Ainsi et précisément, pour le Conseil d'État, la cour a fait une bonne application des règles en la matière en jugeant que la société X n'était pas débitrice de l'obligation de remise en état du site, dès lors qu'elle n'était que le propriétaire des parcelles en cause, qu'aucune autorisation préfectorale de changement d'exploitant n'était intervenu, et que le courrier du 30 novembre 1998 du groupe relatif à l'acquisition des anciennes décharges ne pouvait être regardé comme un acte par lequel le groupe ou l'une de ses sociétés se serait substitué à l'ancien exploitant.
Précision : l'administration ne pouvait en outre -et sans surprise- se prévaloir d'un contrat de vente de droit privé dans cette affaire.

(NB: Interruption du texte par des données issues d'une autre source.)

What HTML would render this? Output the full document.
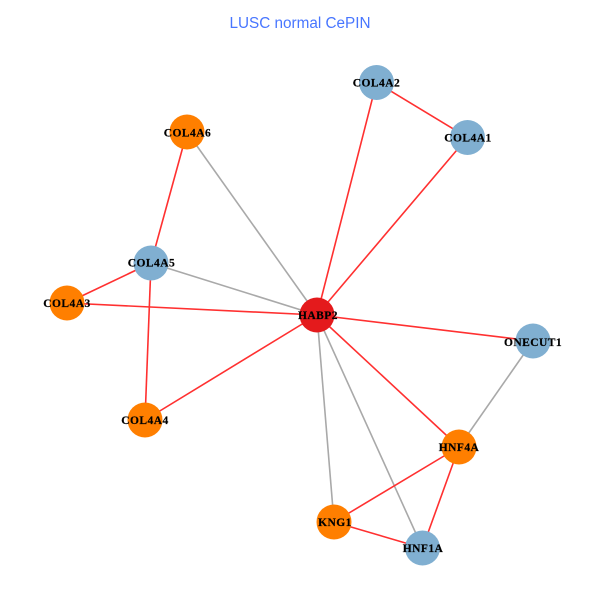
<!DOCTYPE html>
<html>
<head>
<meta charset="utf-8">
<style>
html,body{margin:0;padding:0;background:#fff;}
svg{display:block;}
.lab{font-family:"Liberation Serif",serif;font-weight:bold;font-size:11.5px;letter-spacing:.45px;fill:#000;stroke:#000;stroke-width:.2px;text-anchor:middle;}
</style>
</head>
<body>
<svg width="600" height="600" viewBox="0 0 600 600" xmlns="http://www.w3.org/2000/svg">
<rect width="600" height="600" fill="#fff"/>
<text x="300" y="28" font-family="'Liberation Sans',sans-serif" font-size="15.3" fill="#4876FF" text-anchor="middle">LUSC normal CePIN</text>
<g stroke="#A9A9A9" stroke-width="1.6" fill="none">
<line x1="187" y1="132" x2="317" y2="315"/>
<line x1="151" y1="263" x2="317" y2="315"/>
<line x1="317" y1="315" x2="334" y2="522"/>
<line x1="317" y1="315" x2="422.5" y2="548"/>
<line x1="533" y1="341" x2="459" y2="447"/>
</g>
<g stroke="#FF3030" stroke-width="1.6" fill="none">
<line x1="187" y1="132" x2="151" y2="263"/>
<line x1="151" y1="263" x2="67" y2="303"/>
<line x1="151" y1="263" x2="145" y2="420"/>
<line x1="67" y1="303" x2="317" y2="315"/>
<line x1="145" y1="420" x2="317" y2="315"/>
<line x1="376.500" y1="82.500" x2="317" y2="315"/>
<line x1="376.500" y1="82.500" x2="467.500" y2="137.500"/>
<line x1="467.500" y1="137.500" x2="317" y2="315"/>
<line x1="317" y1="315" x2="533" y2="341"/>
<line x1="317" y1="315" x2="459" y2="447"/>
<line x1="459" y1="447" x2="334" y2="522"/>
<line x1="459" y1="447" x2="422.500" y2="548"/>
<line x1="334" y1="522" x2="422.500" y2="548"/>
</g>
<g>
<circle cx="187" cy="132" r="17.500" fill="#FF7F00"/>
<circle cx="151" cy="263" r="17.500" fill="#80AFD1"/>
<circle cx="67" cy="303" r="17.500" fill="#FF7F00"/>
<circle cx="145" cy="420" r="17.500" fill="#FF7F00"/>
<circle cx="376.500" cy="82.500" r="17.500" fill="#80AFD1"/>
<circle cx="467.500" cy="137.500" r="17.500" fill="#80AFD1"/>
<circle cx="317" cy="315" r="17.500" fill="#E41A1C"/>
<circle cx="533" cy="341" r="17.500" fill="#80AFD1"/>
<circle cx="459" cy="447" r="17.500" fill="#FF7F00"/>
<circle cx="334" cy="522" r="17.500" fill="#FF7F00"/>
<circle cx="422.500" cy="548" r="17.500" fill="#80AFD1"/>
</g>
<g>
<text class="lab" x="187.500" y="136.500">COL4A6</text>
<text class="lab" x="151.500" y="266.500">COL4A5</text>
<text class="lab" x="67" y="307">COL4A3</text>
<text class="lab" x="145" y="424">COL4A4</text>
<text class="lab" x="376.500" y="86.500">COL4A2</text>
<text class="lab" x="468" y="141.500">COL4A1</text>
<text class="lab" x="318" y="319">HABP2</text>
<text class="lab" x="533" y="346">ONECUT1</text>
<text class="lab" x="459" y="451">HNF4A</text>
<text class="lab" x="335" y="526">KNG1</text>
<text class="lab" x="423" y="552">HNF1A</text>
</g>
</svg>
</body>
</html>
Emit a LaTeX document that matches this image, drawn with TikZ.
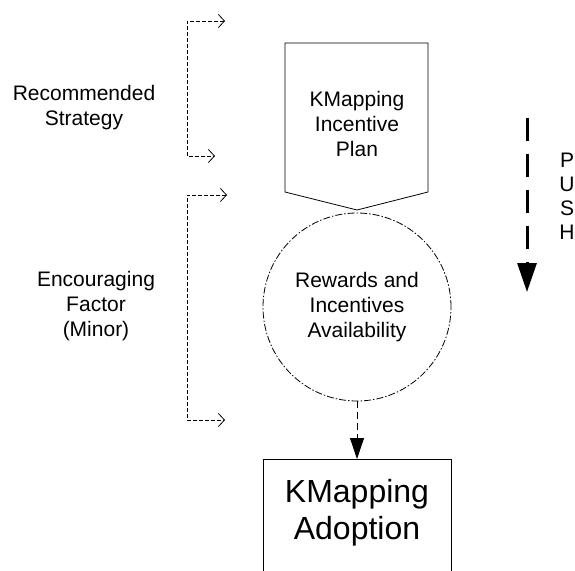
\documentclass[tikz,border=0pt]{standalone}
\usepackage{fontspec}
\setmainfont{Liberation Sans}
\usetikzlibrary{arrows.meta, positioning, calc}

\begin{document}
\begin{tikzpicture}[x=1pt, y=-1pt, line width=0.8pt,
        label/.style={align=center, font=\fontsize{21}{25}\selectfont},
        bigtext/.style={align=center, font=\fontsize{32}{37}\selectfont},
        bracket/.style={dash pattern=on 4pt off 2pt, {Straight Barb[length=6pt,width=13pt]}-{Straight Barb[length=6pt,width=13pt]}},
        flow/.style={dash pattern=on 7pt off 4pt, -{Triangle[length=21pt,width=14pt]}}]
        \def\cx{357}
        
        % Khung hình
        \clip (0,0) rectangle (575,570);
        
        % Kế hoạch (ngũ giác)
        \draw (285,43) -- (428,43) -- (428,192) -- (\cx,210) -- (285,192) -- cycle;
        \node[label] (plan) at (\cx,124) {KMapping\\Incentive\\Plan};
        
        % Vòng tròn
        \node[circle, draw, minimum size=188pt, inner sep=0pt, dash pattern=on 7pt off 2pt on 1.5pt off 2pt, label] (rewards) at (\cx,307) {Rewards and\\Incentives\\Availability};
        
        % Hộp dưới
        \node[draw, anchor=north, minimum width=188pt, minimum height=140pt] (adopt) at (\cx,459) {};
        \node[bigtext] (adopttext) at (\cx,513) {KMapping\\Adoption};
        \draw[flow] (rewards.south) -- (adopt.north);
        
        % Chú thích bên trái
        \node[label] (strategy) at (84,108) {Recommended\\Strategy};
        \node[label] (factor) at (96,306) {Encouraging\\Factor\\(Minor)};
        
        \coordinate (rsTop) at (225,21);
        \coordinate (rsBot) at (215,156);
        \draw[bracket] (rsTop) -- ++(-38,0) |- (rsBot);
        
        \coordinate (efTop) at (227,195);
        \coordinate (efBot) at (225,420);
        \draw[bracket] (efTop) -- ++(-40,0) |- (efBot);
        
        % PUSH
        \coordinate (pushTop) at (527,118);
        \coordinate (pushBot) at (527,292);
        \draw[line width=3pt, dash pattern=on 23pt off 13pt, -{Triangle[length=29pt,width=19pt]}] (pushTop) -- (pushBot);
        \node[font=\fontsize{21}{24}\selectfont, align=center] (push) at (567,196) {P\\U\\S\\H};
\end{tikzpicture}
\end{document}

L'arrêté préfectoral attaqué pris au titre de la législation ICPE : pas d'application de la législation déchets
Dans sa décision, le Conseil d'État le rappelle : en l'absence des producteurs ou autres détenteurs connus des déchets déposés sur un site industriel, le propriétaire du terrain, s'il ne peut en cette seule qualité être soumis à des obligations de remise en état au titre de la police des installations classées, peut, le cas échéant, être regardé comme le détenteur des déchets. Il peut alors être assujetti à l'obligation de les éliminer, au titre de la police des déchets, notamment s'il a fait preuve de négligence à l'égard d'abandons sur son terrain ou s'il ne pouvait ignorer, à la date à laquelle il est devenu propriétaire de ce terrain, d'une part, l'existence de ces déchets et, d'autre part, que la personne ayant exercé une activité productrice de déchets ne serait pas ou plus en mesure de satisfaire à ses obligations (v. CE, 26 juill. 2011, n° 328651).
 
C'est dans ces conditions que le propriétaire d'un ancien site industriel peut être tenu d'éliminer les déchets présents sur le site, au titre de la police des déchets.
 
Cependant, en l'espèce, le préfet avait entendu prescrire la poursuite de la remise en état du site en application de la police des installations classées. La cour administrative d'appel n'a donc commis aucune erreur de droit en jugeant que l'obligation de remise en état en cause ne relevait pas de la police des déchets.